Czech civil servants loosing reputation

The prestige of Czech civil servants at the beginning of a new millenium is not too high. The prevailing public opinion is that there are too many of them, they are ineffective and that the majority of them take bribes. Alena Skodova has this report:

An opinion poll carried out last year by Transparency International, an organisation dealing with corruption, showed that one third of those polled thought that without bribes the Czech state administration would cease to function. Twenty four percent of respondents admitted that in the past three years they had been in a situation where a bribe was expected. Following the Velvet Revolution, all supervisory bodies that monitored state institutions were gradually abolished. And so, someone waiting for a building permit for months might be surprised to see their well-off neighbour receiving the same permit within just a few days.
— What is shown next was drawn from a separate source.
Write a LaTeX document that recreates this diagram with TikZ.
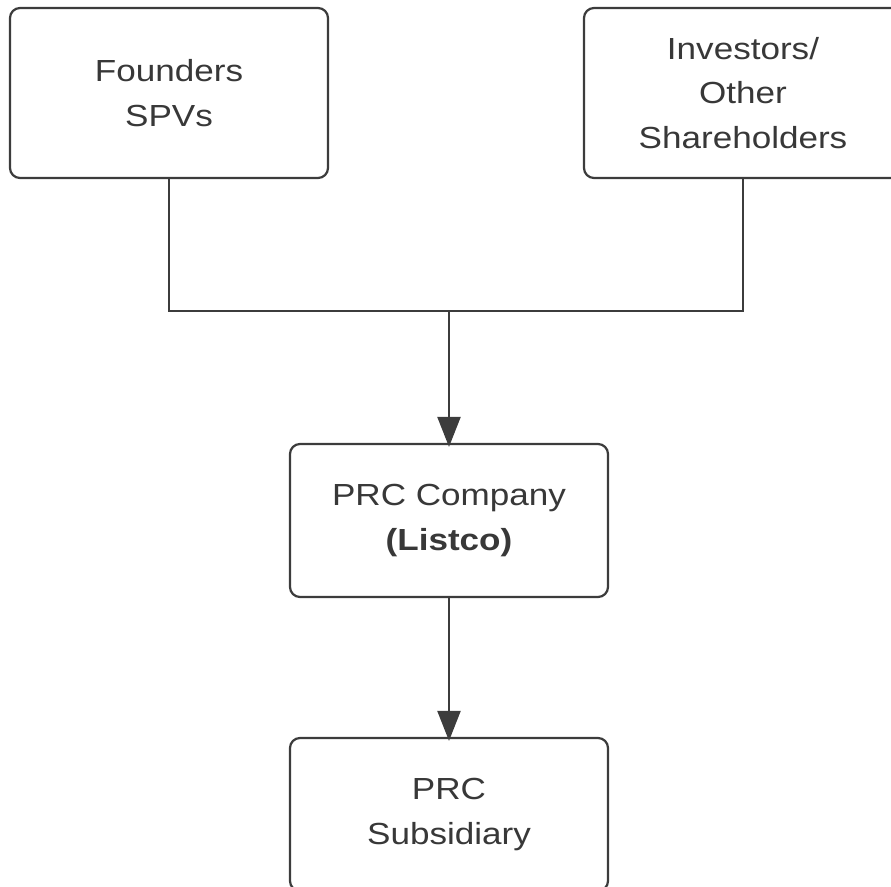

There are frequent complaints about corrupt civil servants.

Are there too many of them? At the beginning of this year, the Czech Republic had 160,000 civil servants. If we add policemen, judges, firemen and soldiers to that figure, the total number of public servants is 323,000. This is much higher than in many EU countries. And it's also been made clear that when the Czech Republic joins the EU, the number of civil servants will go up even further. According to the chairwoman of the civil servant's trade union, Alena Vondrova, the poor reputation of civil servants could reflect their low monthly salary of 13,000 Czech crowns, or less than 400 US dollars, which is only slightly over the national average.

According to Mrs Vondrova, a higher salary would not necessarily prevent corruption, but it could increase their effectiveness. A new governmental bill, due to be debated in parliament next week, proposes that civil servant's salaries should be double salaries in the non-profit sector. But experts expect a heated debate in parliament, as opposition parties don't want a centralized model of state administration.

I took to the streets to find out what people in Prague feel about their civil servants. This elderly gentlemen, contrary to the majority of public opinion, was full of praise: "They are very nice and kind to me. They try to help me as much as they can. I hope that they don't take bribes, and I personally have never tried to bribe any of them."

No-one else on the streets of Prague that I tried to speak to would agree to talk publicly about the issue. They all said they have had bad experiences with civil servants, or had been forced to pay bribes, but refused point blank to have their comments recorded.